I got into data science for the results. I approached data science not because I found it enticing or interesting, I approached it because I had a problem to solve. For me data science was the chisel and the hammer, it was the tool I needed to carve the sculpture I wanted to make. I did not particularly like hammers or chisels but I loved the idea of making a beautiful sculpture.
My case is probably not typical. It is not very common now for people to have a problem and go into data science to solve it, but it is now common for people to go into data science as they go into calculus in high school. To go in with the idea of learning the toolkit without knowing what they’ll be making with it. To learn how to hammer and to chisel with no particular aim but to hammer and to chisel.
This can create an obsession with improving the tools and with the metrics that tell you how good they are. In data science it creates obsessions with scoring metrics on standardized data sets. It ends up confusing the goal of making better tools with the goal of making sculptures. In the real world however, you’re usually not faced with the problem of improving tools, you’re given a job to do, with whatever tools you have available.
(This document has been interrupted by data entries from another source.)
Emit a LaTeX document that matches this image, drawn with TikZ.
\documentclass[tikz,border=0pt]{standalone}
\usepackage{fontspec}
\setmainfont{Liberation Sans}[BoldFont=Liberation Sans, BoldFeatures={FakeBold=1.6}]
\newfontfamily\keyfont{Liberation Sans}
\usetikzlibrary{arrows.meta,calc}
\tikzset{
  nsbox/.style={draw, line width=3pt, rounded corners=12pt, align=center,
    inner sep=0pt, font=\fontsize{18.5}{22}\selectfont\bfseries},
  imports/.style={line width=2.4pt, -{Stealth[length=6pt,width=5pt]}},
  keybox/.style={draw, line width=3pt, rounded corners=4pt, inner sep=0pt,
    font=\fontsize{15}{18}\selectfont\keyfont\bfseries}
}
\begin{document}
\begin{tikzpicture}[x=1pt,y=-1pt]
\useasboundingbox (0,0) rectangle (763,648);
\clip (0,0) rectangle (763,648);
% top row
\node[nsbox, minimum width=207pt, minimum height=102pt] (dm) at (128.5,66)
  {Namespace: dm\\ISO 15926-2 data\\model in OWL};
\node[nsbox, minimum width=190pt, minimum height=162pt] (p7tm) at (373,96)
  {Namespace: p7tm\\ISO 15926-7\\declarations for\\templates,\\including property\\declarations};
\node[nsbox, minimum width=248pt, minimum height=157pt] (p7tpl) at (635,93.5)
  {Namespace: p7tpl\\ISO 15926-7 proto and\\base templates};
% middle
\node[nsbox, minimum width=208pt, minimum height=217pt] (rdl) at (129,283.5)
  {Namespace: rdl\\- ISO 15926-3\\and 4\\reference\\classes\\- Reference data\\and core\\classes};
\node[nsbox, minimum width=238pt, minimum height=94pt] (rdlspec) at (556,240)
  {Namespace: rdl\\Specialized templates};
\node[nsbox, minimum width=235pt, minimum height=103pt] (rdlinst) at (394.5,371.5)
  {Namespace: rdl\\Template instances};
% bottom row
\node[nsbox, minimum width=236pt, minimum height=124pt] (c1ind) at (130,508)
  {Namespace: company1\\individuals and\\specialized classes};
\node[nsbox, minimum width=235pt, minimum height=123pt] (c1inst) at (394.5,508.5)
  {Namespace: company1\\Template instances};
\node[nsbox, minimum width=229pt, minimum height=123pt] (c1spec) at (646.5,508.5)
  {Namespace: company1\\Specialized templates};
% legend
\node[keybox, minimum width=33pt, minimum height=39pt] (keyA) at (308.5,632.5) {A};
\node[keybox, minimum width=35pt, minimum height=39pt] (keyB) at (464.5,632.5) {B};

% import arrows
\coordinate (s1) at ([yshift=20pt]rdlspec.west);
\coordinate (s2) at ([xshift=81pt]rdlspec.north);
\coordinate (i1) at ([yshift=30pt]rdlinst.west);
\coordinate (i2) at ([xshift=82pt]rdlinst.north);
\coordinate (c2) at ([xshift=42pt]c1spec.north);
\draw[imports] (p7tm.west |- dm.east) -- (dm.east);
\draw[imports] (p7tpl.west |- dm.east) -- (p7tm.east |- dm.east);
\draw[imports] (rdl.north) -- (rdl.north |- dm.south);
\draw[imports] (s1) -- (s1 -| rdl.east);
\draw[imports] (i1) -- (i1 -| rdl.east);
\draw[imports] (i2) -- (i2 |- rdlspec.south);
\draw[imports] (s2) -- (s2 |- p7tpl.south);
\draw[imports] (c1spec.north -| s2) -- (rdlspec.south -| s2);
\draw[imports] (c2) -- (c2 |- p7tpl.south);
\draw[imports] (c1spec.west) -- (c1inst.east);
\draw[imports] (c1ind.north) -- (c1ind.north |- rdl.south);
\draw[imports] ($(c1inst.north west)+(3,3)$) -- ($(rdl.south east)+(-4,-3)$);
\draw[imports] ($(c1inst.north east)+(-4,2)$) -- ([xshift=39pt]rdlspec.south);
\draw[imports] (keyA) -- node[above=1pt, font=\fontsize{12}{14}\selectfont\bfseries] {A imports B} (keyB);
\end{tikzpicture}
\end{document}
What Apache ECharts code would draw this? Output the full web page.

The shock from changing from academia to real world problems in data science can be quite big. In real life people don’t care too much about how fancy your model is, or how much you can improve your testing scores in cross-validation metrics. In the real world what counts is whether your models can accurately predict the future. Future ad revenue, future sales numbers, future fires, future crime rates, future whatever it’s all about the future. The elusive ability to “add real value” that the people who hire data scientists want more than anything else.
And as the proverb goes, it’s very hard to make predictions, specially about the future. This is because the future has some uncertainty related with it, being able to successfully predict it requires you to be very wary of all the sources of bias that you might carry into model building and data analysis. Biases that can be mostly immaterial when you’re doing academic research or just learning from curated vanilla problems.
To those of you who want to eventually use data science skills for real world applications my invitation, which is what I’m trying to do with this blog, is to ask you to leave the iris data set behind and – even if you know nothing about data science – start with a real life question that you want to answer. Think about the sculpture you want to make, then pick up the hammer and the chisel and go for it. It will take time but learning to use tools with a clear objective is – at least in my opinion – way more gratifying than just trying to learn how hammers hammer and chisels chisel.